§ **Goal**
Every line from the first one to the line containing "(35,301) -- cycle;" should be echoed exactly; leave out the rest.

§ **Stored data**
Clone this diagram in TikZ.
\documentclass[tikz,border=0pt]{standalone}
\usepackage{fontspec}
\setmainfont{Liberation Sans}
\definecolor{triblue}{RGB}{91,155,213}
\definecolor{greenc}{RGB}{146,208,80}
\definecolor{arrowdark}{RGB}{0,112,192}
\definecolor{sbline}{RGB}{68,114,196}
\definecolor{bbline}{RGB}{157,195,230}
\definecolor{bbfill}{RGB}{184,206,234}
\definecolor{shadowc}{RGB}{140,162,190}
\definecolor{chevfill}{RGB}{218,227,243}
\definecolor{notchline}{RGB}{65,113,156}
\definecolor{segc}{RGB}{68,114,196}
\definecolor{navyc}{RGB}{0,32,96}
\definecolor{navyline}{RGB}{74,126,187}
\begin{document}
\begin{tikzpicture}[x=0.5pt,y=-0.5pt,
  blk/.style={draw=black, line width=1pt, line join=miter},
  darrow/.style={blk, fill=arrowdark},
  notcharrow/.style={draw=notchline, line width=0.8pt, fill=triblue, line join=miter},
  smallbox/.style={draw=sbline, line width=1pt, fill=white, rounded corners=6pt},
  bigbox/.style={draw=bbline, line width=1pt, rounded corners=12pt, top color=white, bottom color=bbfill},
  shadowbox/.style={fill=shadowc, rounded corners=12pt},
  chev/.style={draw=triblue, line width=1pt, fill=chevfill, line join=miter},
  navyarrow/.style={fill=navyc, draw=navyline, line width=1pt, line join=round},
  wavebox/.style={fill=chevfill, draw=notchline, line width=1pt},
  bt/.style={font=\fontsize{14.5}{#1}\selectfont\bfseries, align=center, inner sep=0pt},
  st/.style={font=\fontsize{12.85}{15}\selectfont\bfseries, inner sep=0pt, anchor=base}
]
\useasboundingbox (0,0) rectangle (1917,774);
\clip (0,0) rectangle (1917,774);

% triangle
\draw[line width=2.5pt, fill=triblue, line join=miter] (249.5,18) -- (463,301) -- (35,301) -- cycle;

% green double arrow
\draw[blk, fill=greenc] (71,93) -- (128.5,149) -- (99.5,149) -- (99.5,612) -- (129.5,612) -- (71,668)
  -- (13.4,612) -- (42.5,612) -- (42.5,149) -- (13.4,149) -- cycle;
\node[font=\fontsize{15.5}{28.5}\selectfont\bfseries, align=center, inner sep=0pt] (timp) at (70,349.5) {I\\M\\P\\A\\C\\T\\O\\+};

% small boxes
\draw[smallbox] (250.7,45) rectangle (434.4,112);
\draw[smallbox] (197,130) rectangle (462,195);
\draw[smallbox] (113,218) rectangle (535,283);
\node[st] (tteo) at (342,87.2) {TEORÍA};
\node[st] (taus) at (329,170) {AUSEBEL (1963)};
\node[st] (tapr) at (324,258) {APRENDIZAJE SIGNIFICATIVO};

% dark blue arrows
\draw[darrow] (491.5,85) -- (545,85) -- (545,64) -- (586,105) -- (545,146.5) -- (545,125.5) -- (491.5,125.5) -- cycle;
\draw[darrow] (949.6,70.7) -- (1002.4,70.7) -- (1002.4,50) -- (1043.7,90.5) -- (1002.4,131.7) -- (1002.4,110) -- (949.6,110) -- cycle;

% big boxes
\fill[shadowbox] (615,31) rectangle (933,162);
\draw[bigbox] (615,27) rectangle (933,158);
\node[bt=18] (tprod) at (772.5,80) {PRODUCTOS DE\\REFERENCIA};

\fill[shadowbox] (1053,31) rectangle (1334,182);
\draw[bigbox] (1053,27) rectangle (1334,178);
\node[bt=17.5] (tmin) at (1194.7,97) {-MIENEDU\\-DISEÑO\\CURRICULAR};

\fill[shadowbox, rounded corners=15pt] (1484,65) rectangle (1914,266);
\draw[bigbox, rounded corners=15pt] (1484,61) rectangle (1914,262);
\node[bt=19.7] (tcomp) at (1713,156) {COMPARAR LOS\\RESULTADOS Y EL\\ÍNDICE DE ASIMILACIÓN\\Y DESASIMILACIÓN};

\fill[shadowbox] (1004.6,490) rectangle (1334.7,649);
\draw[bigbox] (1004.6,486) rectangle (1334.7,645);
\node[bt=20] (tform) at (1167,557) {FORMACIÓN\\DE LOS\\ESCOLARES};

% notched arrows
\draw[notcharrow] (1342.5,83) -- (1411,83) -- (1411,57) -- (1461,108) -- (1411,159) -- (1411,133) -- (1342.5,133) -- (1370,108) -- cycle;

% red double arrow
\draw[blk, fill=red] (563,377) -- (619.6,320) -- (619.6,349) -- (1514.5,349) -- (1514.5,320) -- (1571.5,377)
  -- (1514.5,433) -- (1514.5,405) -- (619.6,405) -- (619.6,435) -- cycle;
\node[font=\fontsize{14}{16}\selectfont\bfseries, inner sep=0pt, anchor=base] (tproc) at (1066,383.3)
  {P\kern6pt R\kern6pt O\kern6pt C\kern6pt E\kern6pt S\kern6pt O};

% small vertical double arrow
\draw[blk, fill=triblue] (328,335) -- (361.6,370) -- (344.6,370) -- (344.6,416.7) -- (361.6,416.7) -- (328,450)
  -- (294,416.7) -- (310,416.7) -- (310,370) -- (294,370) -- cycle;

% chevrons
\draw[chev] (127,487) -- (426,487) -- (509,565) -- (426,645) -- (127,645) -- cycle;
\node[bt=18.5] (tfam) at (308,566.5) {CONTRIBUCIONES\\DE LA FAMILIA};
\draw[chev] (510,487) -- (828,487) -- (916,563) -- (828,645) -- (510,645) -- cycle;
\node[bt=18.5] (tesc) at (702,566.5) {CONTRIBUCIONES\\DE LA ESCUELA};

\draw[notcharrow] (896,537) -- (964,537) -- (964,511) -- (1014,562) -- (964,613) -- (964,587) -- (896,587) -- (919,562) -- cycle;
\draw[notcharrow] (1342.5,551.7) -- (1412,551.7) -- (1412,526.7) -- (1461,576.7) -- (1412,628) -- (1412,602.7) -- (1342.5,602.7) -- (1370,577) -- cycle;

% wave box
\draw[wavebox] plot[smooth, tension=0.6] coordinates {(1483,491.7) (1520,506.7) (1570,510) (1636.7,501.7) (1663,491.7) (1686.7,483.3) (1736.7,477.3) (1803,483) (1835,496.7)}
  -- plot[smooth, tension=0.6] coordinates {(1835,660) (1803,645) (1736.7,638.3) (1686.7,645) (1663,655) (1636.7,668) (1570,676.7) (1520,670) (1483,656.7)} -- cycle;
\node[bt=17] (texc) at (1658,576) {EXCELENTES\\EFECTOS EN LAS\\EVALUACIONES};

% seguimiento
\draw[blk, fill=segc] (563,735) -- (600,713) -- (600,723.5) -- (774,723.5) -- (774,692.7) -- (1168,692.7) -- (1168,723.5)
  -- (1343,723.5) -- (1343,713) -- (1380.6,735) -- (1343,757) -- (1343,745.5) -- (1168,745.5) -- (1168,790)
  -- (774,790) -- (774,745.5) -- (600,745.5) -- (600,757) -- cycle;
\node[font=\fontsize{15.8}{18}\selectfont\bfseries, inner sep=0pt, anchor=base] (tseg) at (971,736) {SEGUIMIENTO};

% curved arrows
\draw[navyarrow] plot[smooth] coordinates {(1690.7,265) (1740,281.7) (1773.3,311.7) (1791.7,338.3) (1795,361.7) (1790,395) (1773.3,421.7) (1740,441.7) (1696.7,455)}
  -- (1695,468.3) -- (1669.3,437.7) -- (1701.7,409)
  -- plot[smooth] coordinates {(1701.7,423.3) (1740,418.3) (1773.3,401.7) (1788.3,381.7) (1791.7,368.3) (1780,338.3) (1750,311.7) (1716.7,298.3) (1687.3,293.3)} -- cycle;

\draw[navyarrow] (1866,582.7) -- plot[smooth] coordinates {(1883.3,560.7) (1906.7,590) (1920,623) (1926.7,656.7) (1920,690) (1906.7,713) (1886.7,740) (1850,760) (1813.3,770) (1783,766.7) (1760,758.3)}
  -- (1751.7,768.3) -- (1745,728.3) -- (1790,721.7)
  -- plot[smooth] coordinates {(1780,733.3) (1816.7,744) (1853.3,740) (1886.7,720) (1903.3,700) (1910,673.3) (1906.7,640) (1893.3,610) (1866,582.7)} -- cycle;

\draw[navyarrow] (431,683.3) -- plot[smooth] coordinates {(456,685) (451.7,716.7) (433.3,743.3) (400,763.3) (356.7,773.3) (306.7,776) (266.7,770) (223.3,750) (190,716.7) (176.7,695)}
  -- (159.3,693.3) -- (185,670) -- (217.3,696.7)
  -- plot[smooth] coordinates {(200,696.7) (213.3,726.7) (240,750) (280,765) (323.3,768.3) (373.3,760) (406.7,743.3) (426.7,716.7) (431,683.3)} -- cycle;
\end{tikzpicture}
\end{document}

§ **Exercise result**
Clone this diagram in TikZ.
\documentclass[tikz,border=0pt]{standalone}
\usepackage{fontspec}
\setmainfont{Liberation Sans}
\definecolor{triblue}{RGB}{91,155,213}
\definecolor{greenc}{RGB}{146,208,80}
\definecolor{arrowdark}{RGB}{0,112,192}
\definecolor{sbline}{RGB}{68,114,196}
\definecolor{bbline}{RGB}{157,195,230}
\definecolor{bbfill}{RGB}{184,206,234}
\definecolor{shadowc}{RGB}{140,162,190}
\definecolor{chevfill}{RGB}{218,227,243}
\definecolor{notchline}{RGB}{65,113,156}
\definecolor{segc}{RGB}{68,114,196}
\definecolor{navyc}{RGB}{0,32,96}
\definecolor{navyline}{RGB}{74,126,187}
\begin{document}
\begin{tikzpicture}[x=0.5pt,y=-0.5pt,
  blk/.style={draw=black, line width=1pt, line join=miter},
  darrow/.style={blk, fill=arrowdark},
  notcharrow/.style={draw=notchline, line width=0.8pt, fill=triblue, line join=miter},
  smallbox/.style={draw=sbline, line width=1pt, fill=white, rounded corners=6pt},
  bigbox/.style={draw=bbline, line width=1pt, rounded corners=12pt, top color=white, bottom color=bbfill},
  shadowbox/.style={fill=shadowc, rounded corners=12pt},
  chev/.style={draw=triblue, line width=1pt, fill=chevfill, line join=miter},
  navyarrow/.style={fill=navyc, draw=navyline, line width=1pt, line join=round},
  wavebox/.style={fill=chevfill, draw=notchline, line width=1pt},
  bt/.style={font=\fontsize{14.5}{#1}\selectfont\bfseries, align=center, inner sep=0pt},
  st/.style={font=\fontsize{12.85}{15}\selectfont\bfseries, inner sep=0pt, anchor=base}
]
\useasboundingbox (0,0) rectangle (1917,774);
\clip (0,0) rectangle (1917,774);

% triangle
\draw[line width=2.5pt, fill=triblue, line join=miter] (249.5,18) -- (463,301) -- (35,301) -- cycle;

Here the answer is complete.